In the Orient no woman is born to immorality. The ranks of the immoral profession are recruited from homes and from family circles that are quite up to the Asiatic average, and an immoral method of life is usually adopted by an Eastern girl not from impulse, not from caprice, but from a conviction that it is the surest and the most sensible way for her to earn her living, and assist in earning the living of her family. Her parents, in all probability, share this conviction with her, and nine times out of ten she makes her début in the profession of sin after the elders of her family have consulted earnestly together, and sifted, as best they can, the probabilities and the possibilities of her future. So she starts into her sad pilgrimage from a clean home, from clean associations, and her instincts and herself are clean and normal. She adopts sin gravely and as a business; nor does it ever occur to her to regard it as a self-indulgence; rather is it a penance, or an act of filial self-sacrifice.

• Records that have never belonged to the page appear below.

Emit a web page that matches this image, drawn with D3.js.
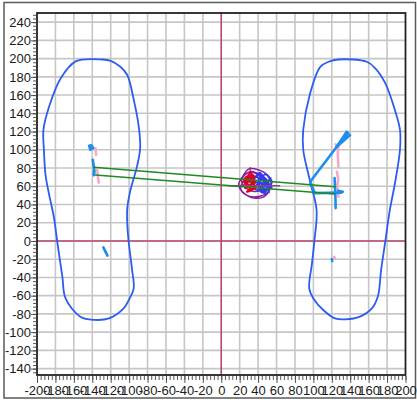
<!DOCTYPE html>
<html><head><meta charset="utf-8">
<script src="https://cdn.jsdelivr.net/npm/d3@7"></script>
<style>
html,body{margin:0;padding:0;background:#fff;}
svg{display:block;}
text{font-family:"Liberation Sans",Arial,Helvetica,sans-serif;}
</style></head>
<body>
<svg id="chart" width="417" height="400"></svg>
<script>
// ---- tick labels ----
const xTickLabels = [-200,-180,-160,-140,-120,-100,-80,-60,-40,-20,0,20,40,60,80,100,120,140,160,180,200];
const yTickLabels = [-140,-120,-100,-80,-60,-40,-20,0,20,40,60,80,100,120,140,160,180,200,220,240];

// ---- foot outlines ----
const leftFoot = [[-158,197],[-129,199],[-120,197.5],[-109.5,191],[-102,182],[-95,155],[-89.5,125],[-88,102],[-91.5,81.5],[-98.5,56],[-102,36],[-102,19],[-100.5,-1],[-97,-30],[-95,-52],[-98.5,-61],[-106,-74],[-122,-85],[-138,-86.5],[-153,-83],[-169,-63],[-172.5,-39],[-178,-1],[-181.5,25],[-190.5,70.5],[-192.5,100],[-193,122],[-187,147],[-174.5,178]];
const rightFoot = [[127,199],[158,196.5],[167,189.5],[178,173],[188.5,143.5],[194,122],[194,100],[188.5,63],[183,34],[178,-1],[173.5,-32],[170,-61],[163.5,-74],[150.5,-83],[134.5,-86],[123.5,-85],[111,-76],[100,-63],[95.5,-52],[98.5,-24.5],[101,-1],[103.5,34],[96.5,65],[89,100],[89,122],[96.5,162],[107.5,191],[116.5,196.5]];

// ---- centre-of-pressure traces (blue) ----
const blueTraces = [
  [[-143.5,104.5],[-141,105],[-139,102],[-142,100],[-143,103]],
  [[-139.5,89],[-138,80],[-138.5,72],[-137.5,76],[-139,85]],
  [[-128,-7],[-125.5,-12],[-123.5,-16]],
  [[125.4,103.4],[136.2,119.8]],
  [[125.4,103.4],[138,118.5]],
  [[125.4,103.4],[139.8,116.2]],
  [[125.4,103.4],[96.5,65],[101.5,52.5],[130.5,53]],
  [[123,69],[123.8,52],[124.2,36]],
  [[127,55],[132,54]],
  [[120,-20],[120.5,-22]]
];
// ---- traces (pink) ----
const pinkTraces = [
  [[-136.5,101.5],[-135.8,94.5]],
  [[-134.7,78],[-133.8,70],[-133,64]],
  [[-126.5,-10],[-124.5,-14]],
  [[124,106],[127,104],[126.5,95],[127.2,81.5]],
  [[125.5,76],[127,68],[126,60],[127.2,48.5]],
  [[122.5,-17.5],[123.5,-19]]
];
// ---- traces (green) ----
const greenTraces = [
  [[-138.4,80.8],[123.6,59.5]],
  [[-136.6,72.4],[123.6,51.5]]
];
// ---- central sway scribbles ----
const swayRed = [[30,64],[34,71],[27,70],[32,57],[37,66],[29,60],[25,67],[33,73],[35,61],[28,54],[35,58],[30,72],[32,69],[27,62],[37,57],[29,71],[34,65],[26,58],[31,74],[36,70],[28,66],[33,55],[30,62]];
const swaySpike = [[31,66],[31.5,81]];
const swayBlue = [[38,70],[46,67],[51,60],[44,53],[40,62],[48,73],[55,64],[46,56],[37,57],[44,68],[52,53],[42,75],[36,66],[49,61],[42,57],[54,69],[45,61],[39,74],[50,66],[47,52],[41,65],[55,58],[44,72]];
const swayPurple = [[23,70],[30,79],[40,78],[50,72],[54,60],[47,49],[36,47],[24,53],[19,62],[27,74],[38,74],[46,64],[41,55],[30,56],[22,66],[31,76],[44,71],[52,56],[42,49],[28,50],[21,58],[26,68]];
const swayLine = [[7,60.5],[64,60.5]];

const svg = d3.select("#chart");
const x = d3.scaleLinear().domain([-200,200]).range([37,405.5]);
const y = d3.scaleLinear().domain([-147,250]).range([375,13]);

// outer border
svg.append("rect").attr("x",4).attr("y",2.5).attr("width",411.5).attr("height",395.5)
  .attr("fill","#fff").attr("stroke","#5a5a5a").attr("stroke-width",1.5);

// grid
const g = svg.append("g");
g.selectAll("line.vx").data(xTickLabels.filter(v=>v>-200&&v<200)).enter().append("line")
  .attr("x1",d=>x(d)).attr("x2",d=>x(d)).attr("y1",y.range()[1]).attr("y2",y.range()[0])
  .attr("stroke","#c6c6c6").attr("stroke-width",1.6);
g.selectAll("line.hy").data(yTickLabels).enter().append("line")
  .attr("y1",d=>y(d)).attr("y2",d=>y(d)).attr("x1",x.range()[0]).attr("x2",x.range()[1])
  .attr("stroke","#c6c6c6").attr("stroke-width",1.6);

// zero lines
svg.append("line").attr("x1",x(0)).attr("x2",x(0)).attr("y1",y.range()[1]).attr("y2",y.range()[0])
  .attr("stroke","#b8466e").attr("stroke-width",1.5);
svg.append("line").attr("y1",y(0)).attr("y2",y(0)).attr("x1",x.range()[0]).attr("x2",x.range()[1])
  .attr("stroke","#b8466e").attr("stroke-width",1.5);

// foot outlines
const closed = d3.line().x(d=>x(d[0])).y(d=>y(d[1])).curve(d3.curveCatmullRomClosed.alpha(0.5));
[leftFoot,rightFoot].forEach(f=>{
  svg.append("path").attr("d",closed(f)).attr("fill","none")
    .attr("stroke","#2c5cf2").attr("stroke-width",1.8);
});

const open = d3.line().x(d=>x(d[0])).y(d=>y(d[1]));
const drawSet = (set,color,w)=>set.forEach(t=>{
  svg.append("path").attr("d",open(t)).attr("fill","none").attr("stroke",color)
    .attr("stroke-width",w).attr("stroke-linecap","round").attr("stroke-linejoin","round");
});
drawSet(pinkTraces,"#f4a9c9",2.6);
drawSet(blueTraces,"#1f8cf0",2.6);

// sway scribbles
const sway = d3.line().x(d=>x(d[0])).y(d=>y(d[1])).curve(d3.curveCatmullRom);
svg.append("path").attr("d",sway(swayPurple)).attr("fill","none").attr("stroke","#8a1f9a").attr("stroke-width",1.5);
svg.append("path").attr("d",sway(swayBlue)).attr("fill","none").attr("stroke","#2a3cf5").attr("stroke-width",1.7);
svg.append("path").attr("d",sway(swayRed)).attr("fill","none").attr("stroke","#e4001c").attr("stroke-width",2.2);
svg.append("path").attr("d",open(swaySpike)).attr("fill","none").attr("stroke","#c0106a").attr("stroke-width",1.2);
svg.append("path").attr("d",open(swayLine)).attr("fill","none").attr("stroke","#a03a8a").attr("stroke-width",1.4);

drawSet(greenTraces,"#1f8a22",1.6);

// frame
svg.append("rect").attr("x",x.range()[0]).attr("y",y.range()[1])
  .attr("width",x.range()[1]-x.range()[0]).attr("height",y.range()[0]-y.range()[1])
  .attr("fill","none").attr("stroke","#222").attr("stroke-width",1.8);

// axes
const xAxisMinor = d3.axisBottom(x).tickValues(d3.range(-200,201,4)).tickSize(4).tickFormat("");
const xAxisMajor = d3.axisBottom(x).tickValues(xTickLabels).tickSize(7).tickPadding(3).tickFormat(d=>d);
const yAxisMinor = d3.axisLeft(y).tickValues(d3.range(-144,249,4)).tickSize(3).tickFormat("");
const yAxisMajor = d3.axisLeft(y).tickValues(yTickLabels).tickSize(5).tickPadding(0).tickFormat(d=>d);

[xAxisMinor,xAxisMajor].forEach(a=>{
  const ga = svg.append("g").attr("transform",`translate(0,${y.range()[0]+1})`).call(a);
  ga.select(".domain").remove();
  ga.selectAll("line").attr("stroke","#444").attr("stroke-width",0.9);
  ga.selectAll("text").attr("font-size",13).attr("fill","#1a1a1a").attr("font-family","Liberation Sans, Arial, sans-serif");
});
[yAxisMinor,yAxisMajor].forEach(a=>{
  const ga = svg.append("g").attr("transform",`translate(${x.range()[0]-1},0)`).call(a);
  ga.select(".domain").remove();
  ga.selectAll("line").attr("stroke","#444").attr("stroke-width",0.9);
  ga.selectAll("text").attr("font-size",13).attr("fill","#1a1a1a").attr("font-family","Liberation Sans, Arial, sans-serif");
});
</script>
</body></html>
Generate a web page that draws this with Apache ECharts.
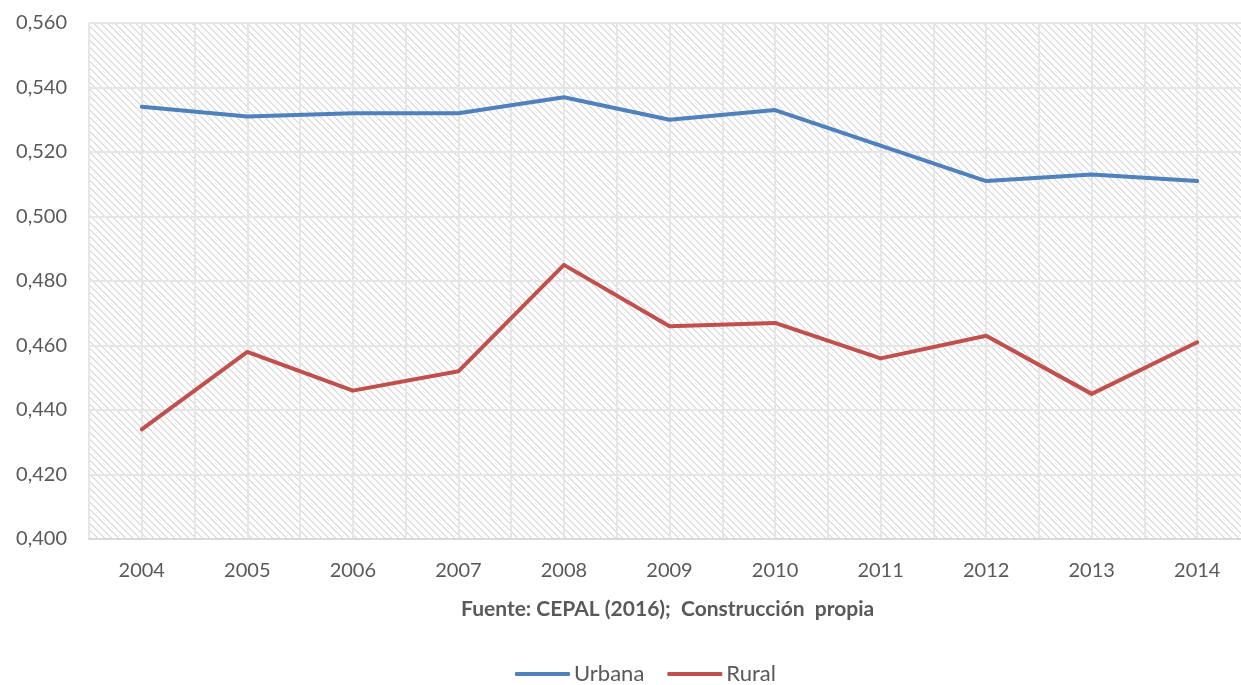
<!DOCTYPE html>
<html>
<head>
<meta charset="utf-8">
<script src="https://cdn.jsdelivr.net/npm/echarts@6/dist/echarts.min.js"></script>
<style>
  html, body { margin: 0; padding: 0; background: #fff; overflow: hidden; }
  #chart { width: 1250px; height: 685px; }
</style>
</head>
<body>
<div id="chart"></div>
<script>
// Gini coefficient by area, 2004-2014
const years = ['2004', '2005', '2006', '2007', '2008', '2009', '2010', '2011', '2012', '2013', '2014'];
const urbana = [0.534, 0.531, 0.532, 0.532, 0.537, 0.530, 0.533, 0.522, 0.511, 0.513, 0.511];
const rural = [0.434, 0.458, 0.446, 0.452, 0.485, 0.466, 0.467, 0.456, 0.463, 0.445, 0.461];
const yTicks = { min: 0.40, max: 0.56, step: 0.02 };

// Light diagonal hatch for the plot background
function hatchPattern() {
  const s = 7;
  const c = document.createElement('canvas');
  c.width = s; c.height = s;
  const g = c.getContext('2d');
  g.fillStyle = '#ffffff';
  g.fillRect(0, 0, s, s);
  g.fillStyle = '#e0e0e0';
  for (let i = 0; i < s; i++) {
    g.fillRect(i, i, 1, 1);
    g.fillRect((i + 1) % s, i, 1, 1);
  }
  return c;
}

const font = 'Lato, "Noto Sans", sans-serif';
const textColor = '#595959';

const chart = echarts.init(document.getElementById('chart'), null, { renderer: 'canvas' });
chart.setOption({
  animation: false,
  backgroundColor: '#ffffff',
  title: {
    text: 'Fuente: CEPAL (2016);  Construcción  propia',
    left: 456,
    top: 594,
    textStyle: { fontFamily: font, fontSize: 21, fontWeight: 'bold', color: '#595959' }
  },
  legend: {
    top: 658,
    left: 510,
    itemWidth: 55,
    itemHeight: 4,
    itemGap: 23,
    icon: 'roundRect',
    textStyle: { fontFamily: font, fontSize: 22, color: textColor, padding: [0, 0, 0, -1] },
    data: ['Urbana', 'Rural']
  },
  grid: {
    left: 89,
    top: 23,
    right: 0,
    height: 516,
    show: true,
    borderWidth: 0,
    backgroundColor: { image: hatchPattern(), repeat: 'repeat' }
  },
  xAxis: [
    {
      type: 'category',
      data: years,
      boundaryGap: true,
      axisLine: { show: true, lineStyle: { color: '#d9d9d9', width: 2 } },
      axisTick: { show: false },
      splitLine: { show: false },
      axisLabel: { fontFamily: font, fontSize: 20, color: textColor, margin: 22 }
    },
    {
      // hidden value axis that supplies vertical grid lines at centers and boundaries
      type: 'value',
      position: 'bottom',
      min: -0.5,
      max: 10.5,
      interval: 0.5,
      axisLine: { show: false },
      axisTick: { show: false },
      axisLabel: { show: false },
      splitLine: { show: true, lineStyle: { color: '#e6e6e6', width: 2 } }
    }
  ],
  yAxis: {
    type: 'value',
    min: yTicks.min,
    max: yTicks.max,
    interval: yTicks.step,
    axisLine: { show: false },
    axisTick: { show: false },
    axisLabel: {
      fontFamily: font, fontSize: 20, color: textColor, margin: 22,
      formatter: v => v.toFixed(3).replace('.', ',')
    },
    splitLine: { show: true, lineStyle: { color: '#e6e6e6', width: 2 } }
  },
  series: [
    {
      name: 'Urbana',
      type: 'line',
      data: urbana,
      xAxisIndex: 0,
      showSymbol: false,
      symbol: 'none',
      lineStyle: { color: '#4f81bd', width: 4, cap: 'round', join: 'round' },
      itemStyle: { color: '#4f81bd' }
    },
    {
      name: 'Rural',
      type: 'line',
      data: rural,
      xAxisIndex: 0,
      showSymbol: false,
      symbol: 'none',
      lineStyle: { color: '#c0504d', width: 4, cap: 'round', join: 'round' },
      itemStyle: { color: '#c0504d' }
    }
  ]
});
</script>
</body>
</html>
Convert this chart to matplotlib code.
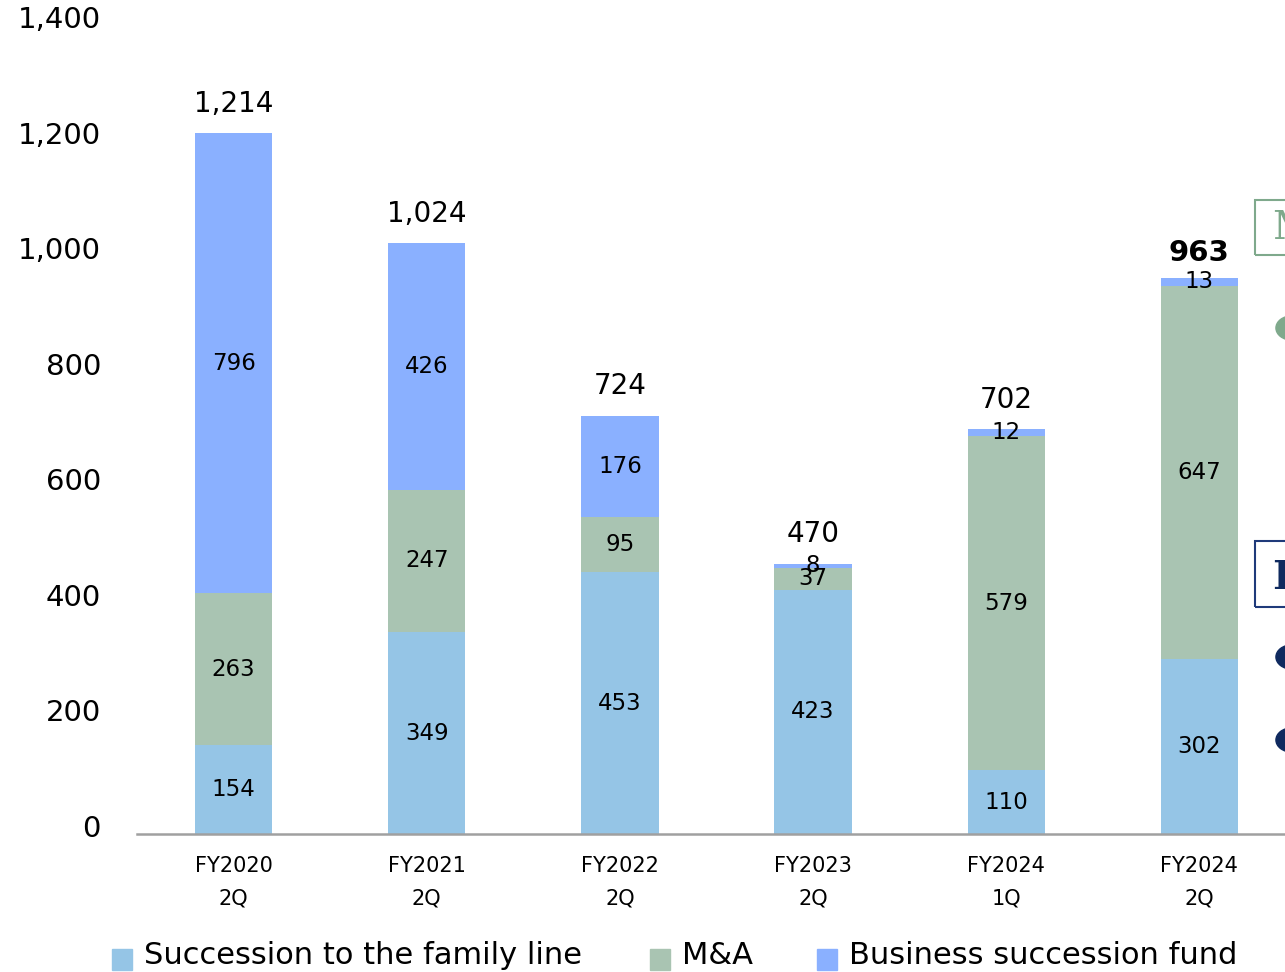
import matplotlib
matplotlib.use("Agg")
import matplotlib.pyplot as plt
from matplotlib.patches import Rectangle, Circle
from matplotlib.transforms import ScaledTranslation
import numpy as np

categories = ["FY2020\n2Q", "FY2021\n2Q", "FY2022\n2Q", "FY2023\n2Q", "FY2024\n1Q", "FY2024\n2Q"]
family_line = [154, 349, 453, 423, 110, 302]
m_and_a = [263, 247, 95, 37, 579, 647]
fund = [796, 426, 176, 8, 12, 13]
totals = [1214, 1024, 724, 470, 702, 963]
series_names = ["Succession to the family line", "M&A", "Business succession fund"]
yticks = [0, 200, 400, 600, 800, 1000, 1200, 1400]

colors = ["#95C5E6", "#A9C4B2", "#8AB0FF"]

plt.rcParams['font.family'] = ['DejaVu Sans']
fig = plt.figure(figsize=(12.85, 9.72), dpi=100)
ax = fig.add_axes([137/1285, 138/972, 1159/1285, 809/972])

x = np.arange(len(categories))
width = 0.40
series = [family_line, m_and_a, fund]
bottom = np.zeros(len(categories))
for vals, col in zip(series, colors):
    vals = np.array(vals, dtype=float)
    ax.bar(x, vals, width, bottom=bottom, color=col, edgecolor='none', zorder=2)
    for xi, b, v in zip(x, bottom, vals):
        ax.text(xi, b + v / 2, f"{int(v)}", ha='center', va='center', fontsize=16.5, color='black', zorder=3)
    bottom = bottom + vals

for i, (xi, top, t) in enumerate(zip(x, bottom, totals)):
    if i == len(totals) - 1:
        ax.annotate(f"{t:,}", (xi, top), xytext=(0, 18), textcoords='offset points',
                    ha='center', va='center', fontsize=21, fontweight='bold')
    else:
        ax.annotate(f"{t:,}", (xi, top), xytext=(0, 21), textcoords='offset points',
                    ha='center', va='center', fontsize=20)

ax.set_xlim(-0.5, len(categories) - 0.5)
ax.set_ylim(0, 1400)
ax.set_yticks(yticks)
ax.set_yticklabels([f"{v:,}" for v in yticks], fontsize=21)
ax.set_xticks(x)
ax.set_xticklabels(categories, fontsize=15, linespacing=1.78)
ax.tick_params(axis='y', length=0, pad=26)
ax.tick_params(axis='x', length=0, pad=16)
shift = ScaledTranslation(0, 5 / 100, fig.dpi_scale_trans)
for tick in ax.yaxis.get_major_ticks():
    tick.label1.set_verticalalignment('center')
    tick.label1.set_transform(tick.label1.get_transform() + shift)
for s in ['top', 'right', 'left']:
    ax.spines[s].set_visible(False)
ax.spines['bottom'].set_color('#A0A0A0')
ax.spines['bottom'].set_linewidth(1.8)

# legend drawn manually
leg_x = [112, 650, 817]
for name, col, lx in zip(series_names, colors, leg_x):
    fig.patches.append(Rectangle((lx / 1285, (972 - 970) / 972), 20 / 1285, 21 / 972,
                                 transform=fig.transFigure, color=col, figure=fig))
    fig.text((lx + 32) / 1285, (972 - 955) / 972, name, fontsize=22, va='center', ha='left')

# cut-off side annotations at right edge
fig.patches.append(Rectangle((1255 / 1285, (972 - 255) / 972), 60 / 1285, 55 / 972,
                             transform=fig.transFigure, fill=False, edgecolor='#7FA98C', lw=1.5, figure=fig))
fig.text(1272 / 1285, (972 - 228) / 972, "M", fontsize=28, family='DejaVu Serif', color='#7FA98C', va='center', ha='left')
fig.patches.append(Rectangle((1255 / 1285, (972 - 607) / 972), 60 / 1285, 66 / 972,
                             transform=fig.transFigure, fill=False, edgecolor='#1F3A7A', lw=1.5, figure=fig))
fig.text(1272 / 1285, (972 - 578) / 972, "F", fontsize=28, family='DejaVu Serif', fontweight='bold', color='#0F2A5F', va='center', ha='left')
for cy, cc in [(328, '#7FA98C'), (657, '#0F2A5F'), (740, '#0F2A5F')]:
    fig.patches.append(Circle((1292 / 1285, (972 - cy) / 972), 0.0125, transform=fig.transFigure,
                              color=cc, figure=fig))

fig.savefig("out.png", dpi=100)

In the East the life of a young girl is seldom wrecked by the misfortune which overtakes so many of our own girls. The social arrangements in the East prevent that, prevent it very effectually. When an Eastern girl takes upon herself a long martyrdom of public service she is at least of normal mind and whole of heart. Her nature, mental and moral, however it may be debased by her future life, is as yet unvitiated by any accumulation of ancestral wrong-doing. She may adopt sin for reasons that seem good and sufficient to herself and her parents, but she has no appetite for sin, no appetite inherited from her mother at least, so she has a fairer start than have the majority of unfortunate women in the Occident.